October 21st, 2005 by Dan Leeds

Pay attention to this if you who manage major projects. This post may save your life….well, maybe just your job.

I’ve launched a fair number of these in my day - enough so that I’ve seen a few get screwed up. Maybe it’s my track record of failures (note to future employers; I’m really not that bad), but I’ve developed a sort of sixth sense to to alert me when something’s not quite right. I’ve learned to trust these vague oncerns because they’re always right.

As I’ve said before, there’s an entropy about projects, a natural tendency for things to fall apart. The question is how to prevent this.You can think you’ve done everything right and covered all the bases, when some major disconnect suddenly threatens the whole project’s success. The problem with this kind of issue is that it’s by definition something everyone thinks is fine but where different parties have different understandings.
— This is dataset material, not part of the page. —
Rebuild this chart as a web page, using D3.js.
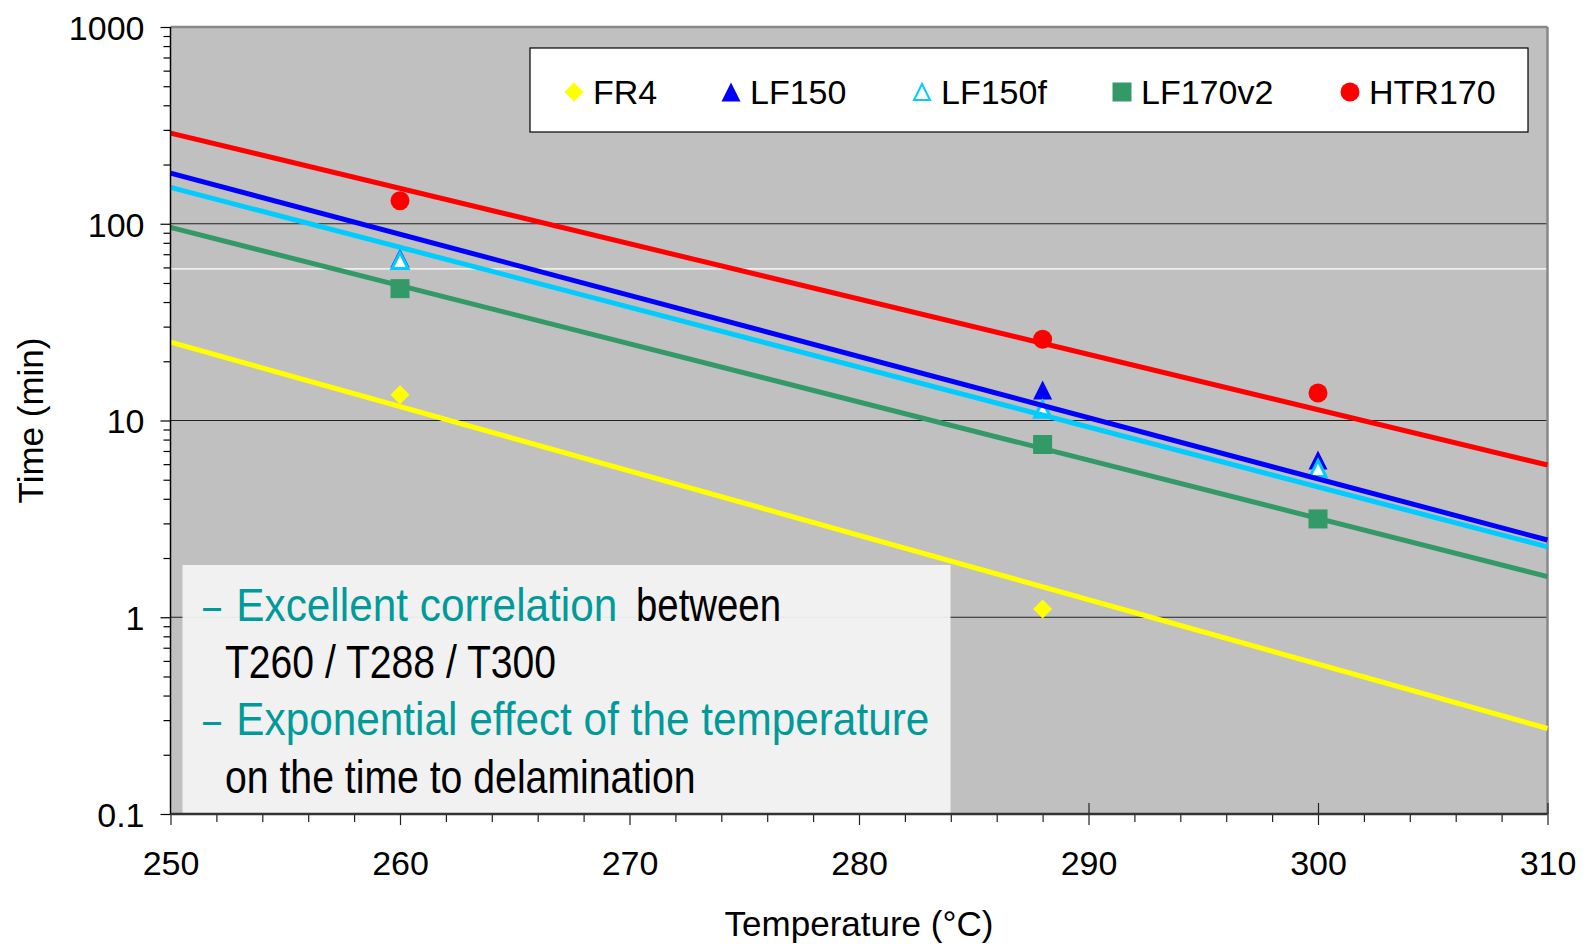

In a recent case, I was working with IT to see how our site was going to back into a new enterprise software (ES) backend. Some initial warning flags were raised for me when I heard the lead architect saying that navigation would be managed from the new software. This would mean the website would be restricted to the same IA as the customer service desk, even though very different users and a lot more marketing content on the Web.
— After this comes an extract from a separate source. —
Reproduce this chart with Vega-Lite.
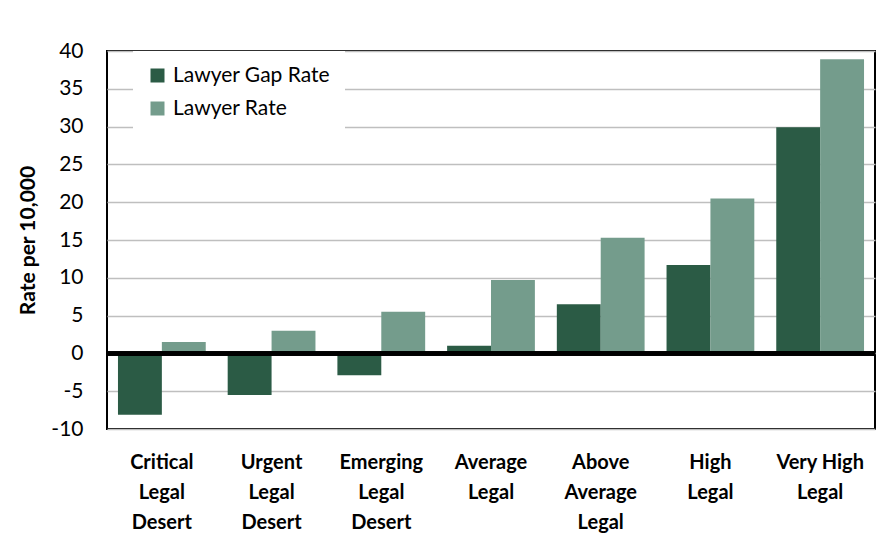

I immediately tried to run this down, escalated the questions, and got back a reply that ‘the ES is just plumbing. You can do whatever you want on the site.’ Now the old me would have accepted this at face value and assumed all well. The present me felt those neck hairs sending a warning still and didn’t accept that answer. Sure enough, we saw a document just the other day showing navigation controlled in the ES. If I hadn’t kept my guard up so high on this, we might not have discovered the disconnect until late in the game. Somewhere down the line, we would have realized we were stuck with the wrong IA. This would throw a major wrench into the project that could undermine the whole investment, and I’d be the one looking incompetent. I hate that.

This example highlights both the danger and the solution. Never accept anything at face value. If you have any question, run it down even when people assure you all’s well (even if they patronize you for asking dumb questions - there’s no such thing!). And make sure terms are defined explicitly, so no differing definitions can put a hole in your hull (getting back into my ship analogy).

It’s the assumption you don’t see that you run aground on, and the hardest thing to recognize is what you don’t see or can’t tell. When you’re in a fast moving project, you make unconscious decisions every day to accept information at face value. You’re too busy, after all, to chase down every detail. But just remember, today’s detail is tomorrow’s
bonus down the drain. Stay alert and trust your instincts.